Subsidising the video games industry
[This post is based on a provocation written for the Legal and Policy Games Jam at DiGRA2025]
Subsidies are important
In 2016, Matthew McCaffrey argued, in an article for GameDeveloper.com, that video games were not subsidised. His argument turned on whether or not what we might (and many do) call indirect subsidies such as tax breaks were morally equivalent to giving people money. States in general would seem to disagree with McCaffrey: typically tax reliefs are included in assessments of state subsidies, and where those measures are targeted, they’re referred to as specific subsidies or, in the EU, state aid.
The important question, though, is what those subsidies are doing. This is, in fact, a key issue in games policy at present. Behind the scenes of all the discussions about how awful the last couple of years have been for the industry, and the fact that the industry is contracting in various ways, lies the matter of subsidies. Changes to support schemes can make or break local games economies, especially when they are already precarious.
Subsidies are central to the games economy
Relief under the UK’s video game tax scheme, introduced in 2014, had totalled almost £1.5 billion by September 2024, much of which seems to have gone to Rockstar. In its current incarnation, the Video Games Expenditure Credit provides relief at a rate of 34% on up to 80% of your UK-based expenditure.
Subsidy schemes typically include qualifying criteria. Schemes in Europe generally require a game to pass a ‘cultural test’, and to ensure these tests are suitably selective, sample data is produced to show what proportion of games are likely to pass in any given year.

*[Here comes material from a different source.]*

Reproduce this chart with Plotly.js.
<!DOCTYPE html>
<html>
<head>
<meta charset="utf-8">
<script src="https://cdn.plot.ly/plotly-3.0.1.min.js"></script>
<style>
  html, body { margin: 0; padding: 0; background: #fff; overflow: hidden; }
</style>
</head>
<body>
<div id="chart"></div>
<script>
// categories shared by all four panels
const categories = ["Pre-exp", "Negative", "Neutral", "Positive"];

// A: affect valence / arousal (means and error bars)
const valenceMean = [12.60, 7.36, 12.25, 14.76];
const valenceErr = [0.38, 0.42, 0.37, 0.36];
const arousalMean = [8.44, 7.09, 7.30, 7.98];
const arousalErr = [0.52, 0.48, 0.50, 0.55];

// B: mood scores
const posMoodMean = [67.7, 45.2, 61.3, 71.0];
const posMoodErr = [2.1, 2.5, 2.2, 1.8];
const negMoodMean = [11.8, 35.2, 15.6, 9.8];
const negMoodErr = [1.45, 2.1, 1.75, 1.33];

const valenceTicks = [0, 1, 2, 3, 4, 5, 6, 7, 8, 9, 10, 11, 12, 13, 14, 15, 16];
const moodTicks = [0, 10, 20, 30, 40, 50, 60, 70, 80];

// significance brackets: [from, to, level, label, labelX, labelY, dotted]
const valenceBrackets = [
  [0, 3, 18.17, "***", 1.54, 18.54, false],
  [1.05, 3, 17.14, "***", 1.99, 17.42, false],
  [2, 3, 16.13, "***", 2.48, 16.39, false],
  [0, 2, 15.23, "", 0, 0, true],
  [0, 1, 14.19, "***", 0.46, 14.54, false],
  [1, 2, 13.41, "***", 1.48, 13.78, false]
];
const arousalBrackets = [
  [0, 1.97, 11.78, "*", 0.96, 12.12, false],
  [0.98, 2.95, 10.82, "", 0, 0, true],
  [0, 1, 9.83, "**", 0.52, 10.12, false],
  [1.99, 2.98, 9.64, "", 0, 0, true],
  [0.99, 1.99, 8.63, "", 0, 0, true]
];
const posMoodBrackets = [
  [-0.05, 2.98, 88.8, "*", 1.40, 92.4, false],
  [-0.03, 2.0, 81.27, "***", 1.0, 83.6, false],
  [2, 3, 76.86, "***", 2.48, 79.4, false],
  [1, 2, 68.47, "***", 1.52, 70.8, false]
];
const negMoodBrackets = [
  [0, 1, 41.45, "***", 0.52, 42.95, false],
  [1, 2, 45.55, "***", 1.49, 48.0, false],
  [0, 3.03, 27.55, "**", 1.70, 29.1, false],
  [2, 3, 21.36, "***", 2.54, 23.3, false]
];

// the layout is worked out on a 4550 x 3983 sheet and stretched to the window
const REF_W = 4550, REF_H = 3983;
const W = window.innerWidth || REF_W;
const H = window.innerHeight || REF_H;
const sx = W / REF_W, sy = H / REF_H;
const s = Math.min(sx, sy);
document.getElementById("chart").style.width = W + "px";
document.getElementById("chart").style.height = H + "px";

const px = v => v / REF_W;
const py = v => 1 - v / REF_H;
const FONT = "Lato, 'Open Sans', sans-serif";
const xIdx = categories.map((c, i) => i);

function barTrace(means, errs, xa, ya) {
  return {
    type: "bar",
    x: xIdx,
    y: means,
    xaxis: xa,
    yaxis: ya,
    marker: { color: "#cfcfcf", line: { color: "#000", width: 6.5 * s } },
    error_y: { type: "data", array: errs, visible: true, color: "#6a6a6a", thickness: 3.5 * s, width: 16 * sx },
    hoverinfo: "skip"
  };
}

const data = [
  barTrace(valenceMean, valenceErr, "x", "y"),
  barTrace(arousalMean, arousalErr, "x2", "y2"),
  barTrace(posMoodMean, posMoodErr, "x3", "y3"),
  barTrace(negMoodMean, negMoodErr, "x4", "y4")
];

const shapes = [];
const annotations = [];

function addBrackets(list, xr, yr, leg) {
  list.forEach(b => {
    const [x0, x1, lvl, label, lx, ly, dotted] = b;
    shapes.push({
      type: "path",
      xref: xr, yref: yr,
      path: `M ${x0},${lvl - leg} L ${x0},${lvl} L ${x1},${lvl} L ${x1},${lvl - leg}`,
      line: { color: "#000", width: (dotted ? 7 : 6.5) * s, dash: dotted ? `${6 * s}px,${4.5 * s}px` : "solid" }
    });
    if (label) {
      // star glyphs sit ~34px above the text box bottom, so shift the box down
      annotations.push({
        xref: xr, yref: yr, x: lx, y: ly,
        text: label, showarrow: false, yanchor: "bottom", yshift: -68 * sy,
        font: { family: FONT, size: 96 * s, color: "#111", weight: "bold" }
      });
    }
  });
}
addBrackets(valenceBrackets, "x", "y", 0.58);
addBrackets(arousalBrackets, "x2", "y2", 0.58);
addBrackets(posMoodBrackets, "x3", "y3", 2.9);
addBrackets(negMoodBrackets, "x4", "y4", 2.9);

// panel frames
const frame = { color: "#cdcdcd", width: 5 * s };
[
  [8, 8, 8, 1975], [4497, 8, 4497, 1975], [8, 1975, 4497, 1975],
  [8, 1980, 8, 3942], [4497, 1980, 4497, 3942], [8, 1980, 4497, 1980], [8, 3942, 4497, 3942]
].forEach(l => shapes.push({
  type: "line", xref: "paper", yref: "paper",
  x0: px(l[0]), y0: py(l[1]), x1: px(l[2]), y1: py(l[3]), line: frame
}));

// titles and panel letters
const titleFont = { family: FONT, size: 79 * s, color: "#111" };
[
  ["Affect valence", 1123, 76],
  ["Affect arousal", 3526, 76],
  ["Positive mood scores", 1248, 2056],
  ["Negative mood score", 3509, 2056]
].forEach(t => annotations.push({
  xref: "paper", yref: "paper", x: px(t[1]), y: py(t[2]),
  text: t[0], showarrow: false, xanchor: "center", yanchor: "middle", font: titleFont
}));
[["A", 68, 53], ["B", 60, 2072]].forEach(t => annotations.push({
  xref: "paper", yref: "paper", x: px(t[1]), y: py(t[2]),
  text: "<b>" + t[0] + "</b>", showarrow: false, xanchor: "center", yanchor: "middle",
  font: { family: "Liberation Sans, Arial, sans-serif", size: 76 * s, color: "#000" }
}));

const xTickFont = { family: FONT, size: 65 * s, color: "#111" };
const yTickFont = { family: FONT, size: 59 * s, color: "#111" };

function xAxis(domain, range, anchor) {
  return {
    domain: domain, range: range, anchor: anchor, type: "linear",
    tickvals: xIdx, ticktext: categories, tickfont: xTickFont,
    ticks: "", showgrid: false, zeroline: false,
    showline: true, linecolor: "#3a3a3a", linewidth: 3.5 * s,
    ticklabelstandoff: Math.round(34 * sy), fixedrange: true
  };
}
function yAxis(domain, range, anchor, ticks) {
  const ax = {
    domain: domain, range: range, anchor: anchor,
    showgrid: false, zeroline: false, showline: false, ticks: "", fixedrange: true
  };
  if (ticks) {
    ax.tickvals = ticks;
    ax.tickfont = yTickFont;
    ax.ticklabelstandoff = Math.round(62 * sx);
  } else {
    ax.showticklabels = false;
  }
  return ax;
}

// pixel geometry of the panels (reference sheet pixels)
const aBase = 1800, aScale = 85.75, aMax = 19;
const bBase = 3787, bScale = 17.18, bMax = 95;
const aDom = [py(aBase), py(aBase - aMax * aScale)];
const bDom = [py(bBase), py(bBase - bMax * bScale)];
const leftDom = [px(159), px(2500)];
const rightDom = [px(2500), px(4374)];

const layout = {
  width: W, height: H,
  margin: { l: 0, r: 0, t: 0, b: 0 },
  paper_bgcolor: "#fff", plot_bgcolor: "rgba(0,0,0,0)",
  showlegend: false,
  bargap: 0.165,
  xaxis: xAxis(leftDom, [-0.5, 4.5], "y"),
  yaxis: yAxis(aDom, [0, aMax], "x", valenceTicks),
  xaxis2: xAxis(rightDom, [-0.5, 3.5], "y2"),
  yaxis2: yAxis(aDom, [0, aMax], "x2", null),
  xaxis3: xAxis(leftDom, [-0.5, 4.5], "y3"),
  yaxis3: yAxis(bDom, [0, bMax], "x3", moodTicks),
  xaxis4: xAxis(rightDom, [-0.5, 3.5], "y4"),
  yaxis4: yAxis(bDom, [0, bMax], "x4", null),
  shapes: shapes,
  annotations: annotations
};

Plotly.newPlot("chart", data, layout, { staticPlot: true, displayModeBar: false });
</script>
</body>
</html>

For the UK, 2013 paperwork showed this figure would be somewhere between 25 and 27%: so around a quarter of games made in the UK each year are eligible for (and apparently receive) tax relief on account of their ‘Britishness’. In France, used as the benchmark for assessing the UK relief, relief was granted to 30% of games, indicated by the European Commission as “guaranteeing that the content of video games eligible for the tax relief is truly cultural”.
Subsidies are vulnerable
So, a 34% relief on 25% – or even 30% – of games made in your country. This is a clear vote of confidence in the industry but also 1) quite expensive and 2) in policy terms, a risk. Public money is increasingly tight, and many politicians are campaigning on measures that will further reduce tax income from other sources. As a consequence, nations’ ability to sustain subsidy schemes is threatened.

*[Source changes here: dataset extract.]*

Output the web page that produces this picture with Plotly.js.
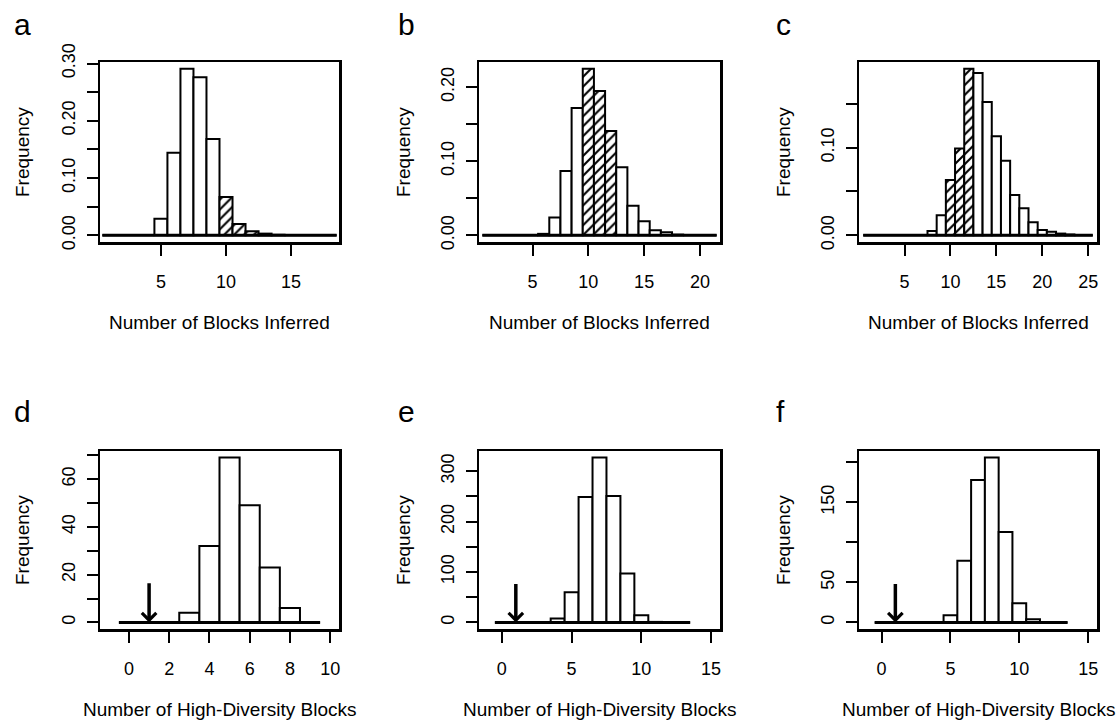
<!DOCTYPE html>
<html><head><meta charset="utf-8">
<script src="https://cdn.plot.ly/plotly-3.0.1.min.js"></script>
<style>html,body{margin:0;padding:0;background:#fff}#chart{width:1116px;height:721px}</style>
</head><body><div id="chart"></div>
<script>
// ---------- DATA ----------
// Top row: number of blocks inferred (relative frequency)
const aBlocks = [1,2,3,4,5,6,7,8,9,10,11,12,13,14,15,16,17,18];
const aFreq   = [0,0,0,0,0.029,0.144,0.291,0.276,0.168,0.067,0.020,0.007,0.003,0.001,0,0,0,0];
const bBlocks = [1,2,3,4,5,6,7,8,9,10,11,12,13,14,15,16,17,18,19,20,21];
const bFreq   = [0,0,0,0,0,0.002,0.024,0.087,0.172,0.225,0.195,0.141,0.092,0.040,0.019,0.007,0.004,0.001,0,0,0];
const cBlocks = [1,2,3,4,5,6,7,8,9,10,11,12,13,14,15,16,17,18,19,20,21,22,23,24,25];
const cFreq   = [0,0,0,0,0,0,0,0.005,0.023,0.063,0.099,0.190,0.185,0.152,0.113,0.085,0.046,0.031,0.015,0.006,0.004,0.002,0.001,0,0];
const hatchedBlocks = [10,11,12];
// Bottom row: number of high-diversity blocks (counts)
const dHigh  = [0,1,2,3,4,5,6,7,8,9];
const dCount = [0,0,0,4,32,69,49,23,6,0];
const eHigh  = [0,1,2,3,4,5,6,7,8,9,10,11,12,13];
const eCount = [0,0,0,0,8,60,249,327,251,97,14,1,0,0];
const fHigh  = [0,1,2,3,4,5,6,7,8,9,10,11,12,13];
const fCount = [0,0,0,0,0,9,77,178,206,113,24,4,0,0];
// Observed values marked by arrows (d, e, f) and arrow tail heights
const observedHigh = [1,1,1];
const arrowTops    = [17,79,50];
// Text
const panelLetters = ['a','b','c','d','e','f'];
const xTitleTop    = 'Number of Blocks Inferred';
const xTitleBottom = 'Number of High-Diversity Blocks';
const yTitleText   = 'Frequency';
// Ticks
const aXTicks = [5,10,15];
const bXTicks = [5,10,15,20];
const cXTicks = [5,10,15,20,25];
const dXTicks = [0,2,4,6,8,10];
const eXTicks = [0,5,10,15];
const fXTicks = [0,5,10,15];
const aYTicks = [0,0.05,0.10,0.15,0.20,0.25,0.30];
const aYLabels = ['0.00','','0.10','','0.20','','0.30'];
const bYTicks = [0,0.05,0.10,0.15,0.20];
const bYLabels = ['0.00','','0.10','','0.20'];
const cYTicks = [0,0.05,0.10,0.15];
const cYLabels = ['0.00','','0.10',''];
const dYTicks = [0,10,20,30,40,50,60,70];
const dYLabels = ['0','','20','','40','','60',''];
const eYTicks = [0,50,100,150,200,250,300];
const eYLabels = ['0','','100','','200','','300'];
const fYTicks = [0,50,100,150,200];
const fYLabels = ['0','50','','150',''];

// ---------- LAYOUT SETTINGS ----------
const W = 1116, H = 721;
const colPx = [[100,339],[479,720],[859,1097]];
const rowPx = [[62,242],[451,629]];
const xlims = [[1,18],[1,21],[1,25],[-1,10],[-1,15],[-1,15]];
const FONT = 'Liberation Sans, Arial, Helvetica, sans-serif';

const panels = [
  {x:aBlocks, y:aFreq, xt:aXTicks, yt:aYTicks, yl:aYLabels, hatch:true},
  {x:bBlocks, y:bFreq, xt:bXTicks, yt:bYTicks, yl:bYLabels, hatch:true},
  {x:cBlocks, y:cFreq, xt:cXTicks, yt:cYTicks, yl:cYLabels, hatch:true},
  {x:dHigh, y:dCount, xt:dXTicks, yt:dYTicks, yl:dYLabels, hatch:false},
  {x:eHigh, y:eCount, xt:eXTicks, yt:eYTicks, yl:eYLabels, hatch:false},
  {x:fHigh, y:fCount, xt:fXTicks, yt:fYTicks, yl:fYLabels, hatch:false}
];

const traces = [];
const layout = {
  width: W, height: H, margin:{l:0,r:0,t:0,b:0},
  paper_bgcolor:'white', plot_bgcolor:'white', showlegend:false,
  font:{family:FONT, color:'black', size:18},
  bargap:0, annotations:[]
};
function expand(lo, hi){ const d=(hi-lo)*0.04; return [lo-d, hi+d]; }

panels.forEach((p,i)=>{
  const n = i+1, sfx = n===1 ? '' : String(n);
  const col = i%3, row = Math.floor(i/3);
  const xa = 'x'+sfx, ya = 'y'+sfx;
  const shapes = p.x.map(v => (p.hatch && hatchedBlocks.includes(v)) ? '/' : '');
  traces.push({
    type:'bar', x:p.x, y:p.y, xaxis:xa, yaxis:ya, width:1,
    marker:{color:'white', line:{color:'black', width:2},
      pattern:{shape:shapes, fgcolor:'black', bgcolor:'white', size:7, solidity:0.3, fillmode:'replace'}},
    hoverinfo:'x+y'
  });
  traces.push({
    type:'scatter', mode:'lines', xaxis:xa, yaxis:ya,
    x:[p.x[0]-0.5, p.x[p.x.length-1]+0.5], y:[0,0],
    line:{color:'black', width:3}, hoverinfo:'skip'
  });
  const ymax = Math.max.apply(null, p.y);
  const common = {showline:true, mirror:true, linecolor:'black', linewidth:2.5,
    showgrid:false, zeroline:false, ticks:'outside', ticklen:11, tickwidth:2, tickcolor:'black',
    tickfont:{family:FONT, size:18, color:'black'}, tickmode:'array', fixedrange:true, automargin:false};
  layout['xaxis'+sfx] = Object.assign({}, common, {
    domain:[colPx[col][0]/W, colPx[col][1]/W], anchor:ya,
    range:expand(xlims[i][0], xlims[i][1]), tickvals:p.xt, ticktext:p.xt.map(String),
    ticklabelstandoff:11
  });
  layout['yaxis'+sfx] = Object.assign({}, common, {
    domain:[1-rowPx[row][1]/H, 1-rowPx[row][0]/H], anchor:xa,
    range:expand(0, ymax), tickvals:p.yt, ticktext:p.yl, tickangle:-90,
    ticklabelstandoff:4
  });
  // panel letter
  layout.annotations.push({xref:'paper', yref:'paper', x:[12,396,774][col]/W, y:1-([24.6,411.6][row])/H,
    xanchor:'left', yanchor:'middle', text:panelLetters[i], showarrow:false,
    font:{family:FONT, size:30, color:'black'}});
  // y title
  layout.annotations.push({xref:'paper', yref:'paper', x:[22,403,783][col]/W,
    y:1-((rowPx[row][0]+rowPx[row][1])/2)/H, xanchor:'center', yanchor:'middle',
    text:yTitleText, textangle:-90, showarrow:false, font:{family:FONT, size:19, color:'black'}});
  // x title
  layout.annotations.push({xref:'paper', yref:'paper', x:((colPx[col][0]+colPx[col][1])/2)/W,
    y:1-([322,709][row])/H, xanchor:'center', yanchor:'middle',
    text: row===0 ? xTitleTop : xTitleBottom, showarrow:false, font:{family:FONT, size:19, color:'black'}});
  // arrows for bottom row
  if(row===1){
    const k = i-3;
    layout.annotations.push({xref:xa, yref:ya, axref:xa, ayref:ya,
      x:observedHigh[k], y:0, ax:observedHigh[k], ay:arrowTops[k], text:'',
      showarrow:true, arrowhead:4, arrowsize:0.8, arrowwidth:3.5, arrowcolor:'black', standoff:0});
  }
});

Plotly.newPlot('chart', traces, layout, {displayModeBar:false, staticPlot:true});
</script></body></html>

In Canada, Quebec’s games industry tax breaks were described in 2007 as “‘insane’ and unsustainable” by one major Canadian developer – and the UK considered an intervention with the World Trade Organisation (WTO) in 2008/9 before finding that there are no grounds for such a complaint: “no rules on subsidies exist under the WTO General Agreement on Trade in Services” (GATS). Yet in 2025, Canadian provinces are retreating from subsidies for games: Quebec has announced a 10% reduction in support rate and Alberta has scrapped plans to revive a games tax credit there.
These schemes were a major driver for the introduction of European tax reliefs for games from 2008 onwards. In fact, schemes in Europe are now increasing in number, and potentially also in intensity, a process described as a “regional arms race” by one consultancy firm. To meet rising costs, games trade associations are also asking for subsidy increases. For example, in the UK, industry body TIGA is calling for increased tax relief for independent games, in line with the new Independent Film Tax Credit.

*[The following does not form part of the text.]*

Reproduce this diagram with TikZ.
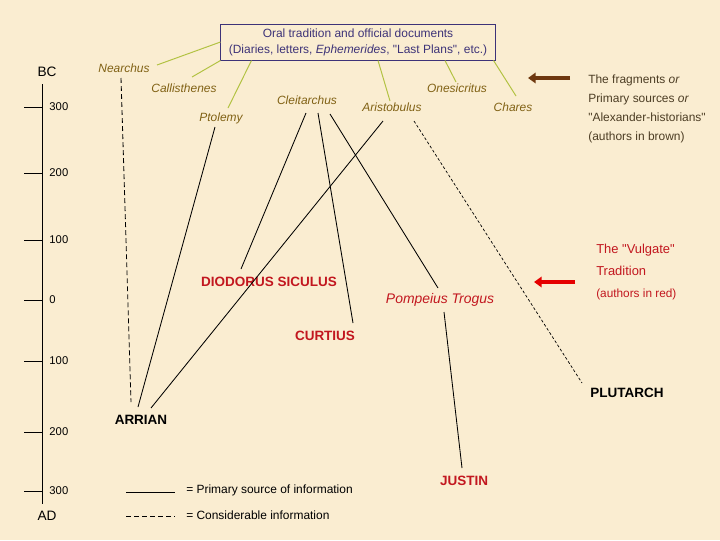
\documentclass[tikz,border=0pt]{standalone}
\usepackage{fontspec}
\setmainfont{Liberation Sans}
\usepackage{tikz}
\usetikzlibrary{positioning, calc, arrows.meta}
\definecolor{parchment}{rgb}{0.98, 0.93, 0.82}
\definecolor{fragbrown}{rgb}{0.50, 0.38, 0.08}
\definecolor{sourcegreen}{rgb}{0.70, 0.76, 0.26}
\definecolor{boxblue}{rgb}{0.24, 0.20, 0.47}
\definecolor{vulgred}{rgb}{0.76, 0.09, 0.12}
\definecolor{arrowbrown}{rgb}{0.43, 0.22, 0.06}
\definecolor{arrowred}{rgb}{0.90, 0.00, 0.00}
\definecolor{notegray}{rgb}{0.30, 0.24, 0.14}
\newcommand{\dq}{\textquotedbl}

\tikzset{
  sourcebox/.style={draw=boxblue, text=boxblue, line width=0.7pt, align=center,
    minimum width=6.85cm, minimum height=0.9cm, inner sep=1pt,
    font=\fontsize{8.5}{11.3}\selectfont},
  fragment/.style={text=fragbrown, inner sep=1pt, font=\fontsize{8.5}{10}\selectfont\itshape},
  vulgate/.style={text=vulgred, inner sep=1pt, font=\fontsize{9.6}{11}\selectfont\bfseries},
  later/.style={text=black, inner sep=1pt, font=\fontsize{9.6}{11}\selectfont\bfseries},
  tie/.style={sourcegreen, line width=0.7pt},
  primary/.style={black, line width=0.6pt},
  considerable/.style={black, line width=0.6pt, dash pattern=on 3.5pt off 2.2pt},
  slight/.style={black, line width=0.5pt, dash pattern=on 2pt off 1.5pt},
  era/.style={font=\fontsize{9.7}{11}\selectfont},
  year/.style={anchor=west, inner sep=0pt, font=\fontsize{8}{10}\selectfont},
  note/.style={anchor=north west, inner sep=0pt, align=left}
}

\begin{document}
\begin{tikzpicture}[x=0.025cm, y=-0.025cm]
  \fill[parchment] (0,0) rectangle (720,540);
  \useasboundingbox (0,0) rectangle (720,540);

  \draw[line width=0.7pt] (42,84) -- (42,504);
  \foreach \y/\yr in {107/300, 173/200, 240/100, 300/0, 361/100, 432/200, 491/300}
    \draw[line width=0.7pt] (24,\y) -- (42,\y) node[year] at (49,\y) {\yr};
  \node[era] (bc) at (47,72) {BC};
  \node[era] (ad) at (47,516) {AD};

  \node[sourcebox] (oral) at (358,42) {Oral tradition and official documents\\(Diaries, letters, \emph{Ephemerides}, \dq Last Plans\dq, etc.)};

  \node[fragment] (nea) at (124,68) {Nearchus};
  \node[fragment] (cal) at (184,88) {Callisthenes};
  \node[fragment] (pto) at (221,118) {Ptolemy};
  \node[fragment] (clei) at (307,100) {Cleitarchus};
  \node[fragment] (aris) at (392,107) {Aristobulus};
  \node[fragment] (ones) at (457,88) {Onesicritus};
  \node[fragment] (chares) at (513,107) {Chares};

  \node[vulgate] (diod) at (269,282) {DIODORUS SICULUS};
  \node[vulgate] (curt) at (325,336) {CURTIUS};
  \node[text=vulgred, inner sep=1pt, font=\fontsize{9.9}{11}\selectfont\itshape] (pomp) at (440,300) {Pompeius Trogus};
  \node[vulgate] (justin) at (464,481) {JUSTIN};
  \node[later] (arrian) at (141,420) {ARRIAN};
  \node[later] (plut) at (627,393) {PLUTARCH};

  \draw[tie] ($(nea)+(33,-3)$) -- (oral.west);
  \draw[tie] ($(cal)+(8,-11)$) -- (oral.south west);
  \draw[tie] ($(pto)+(7,-10)$) -- ($(oral.south west)+(31,0)$);
  \draw[tie] ($(aris)+(-2,-6)$) -- ($(oral.south)+(20,0)$);
  \draw[tie] ($(ones)+(-1,-6)$) -- ($(oral.south)+(87,0)$);
  \draw[tie] ($(chares)+(3,-11)$) -- ($(oral.south east)+(-2,0)$);

  \draw[considerable] ($(nea)+(-3,10)$) -- ($(arrian)+(-10,-18)$);
  \draw[primary] ($(pto)+(-6,9)$) -- ($(arrian)+(-3,-13)$);
  \draw[primary] ($(clei)+(-1,13)$) -- ($(diod)+(-28,-13)$);
  \draw[primary] ($(clei)+(11,13)$) -- ($(curt)+(28,-13)$);
  \draw[primary] ($(clei)+(23,14)$) -- ($(pomp)+(-2,-12)$);
  \draw[primary] ($(aris)+(-9,14)$) -- ($(arrian)+(10,-12)$);
  \draw[slight] ($(aris)+(22,14)$) -- ($(plut)+(-45,-10)$);
  \draw[primary] ($(pomp)+(4,12)$) -- ($(justin)+(-2,-13)$);

  \node[note, text=notegray, font=\fontsize{8.5}{13.5}\selectfont] (frag) at (588,75)
    {The fragments \emph{or}\\Primary sources \emph{or}\\\dq Alexander-historians\dq\\(authors in brown)};
  \draw[arrowbrown, line width=2.8pt, -{Triangle[width=7.5pt, length=5.5pt]}]
    ($(frag.north west)+(-18,3)$) -- ($(frag.north west)+(-60,3)$);

  \node[note, text=vulgred, font=\fontsize{9.2}{15.5}\selectfont] (vulg) at (596,244)
    {The \dq Vulgate\dq\\Tradition\\{\fontsize{8.4}{14}\selectfont (authors in red)}};
  \draw[arrowred, line width=2.8pt, -{Triangle[width=7.5pt, length=5.5pt]}]
    ($(vulg.north west)+(-21,38)$) -- ($(vulg.north west)+(-62,38)$);

  \node[anchor=west, inner sep=0pt, font=\fontsize{8.5}{10}\selectfont] (legprim) at (186,490) {= Primary source of information};
  \node[anchor=west, inner sep=0pt, font=\fontsize{8.5}{10}\selectfont] (legcons) at (186,515) {= Considerable information};
  \draw[primary] ($(legprim.west)+(-60,2)$) -- ($(legprim.west)+(-11,2)$);
  \draw[considerable] ($(legcons.west)+(-60,1)$) -- ($(legcons.west)+(-11,1)$);
\end{tikzpicture}
\end{document}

If the British Film Institute thought defining British games was a challenge, they’ll love trying to define indie games…
And there’s also another vulnerability to these subsidies, which comes back to the WTO. As noted, there is no specific provision against subsidy in GATS, but that doesn’t prevent you from including subsidy provisions in trade agreements – and we’ve heard a lot more than usual about those in recent years. Europe has long relied on a so-called ‘cultural exception’, a refusal to bring culture into discussions about trade agreements, a position that today rests on the 2005 UNESCO Convention on the Protection and Promotion of the Diversity of Cultural Expressions.
But with trade policy increasingly disrupted, and pressure rising to do deals, culture may wind up on the table. Indeed, people were terrified this would be the case last year, during negotiations around the Joint Initiative on E-Commerce. One MEP expressed the concern that:
… according to information brought to our attention, the Commission is considering not asking for an exemption for audiovisual services in the ongoing negotiations.
This time, it was a false alarm, and the status quo was maintained. But the games industry has become dependent on subsidies, and is shrinking even with substantial subsidy regimes in place. The question, then, is what should we do about that?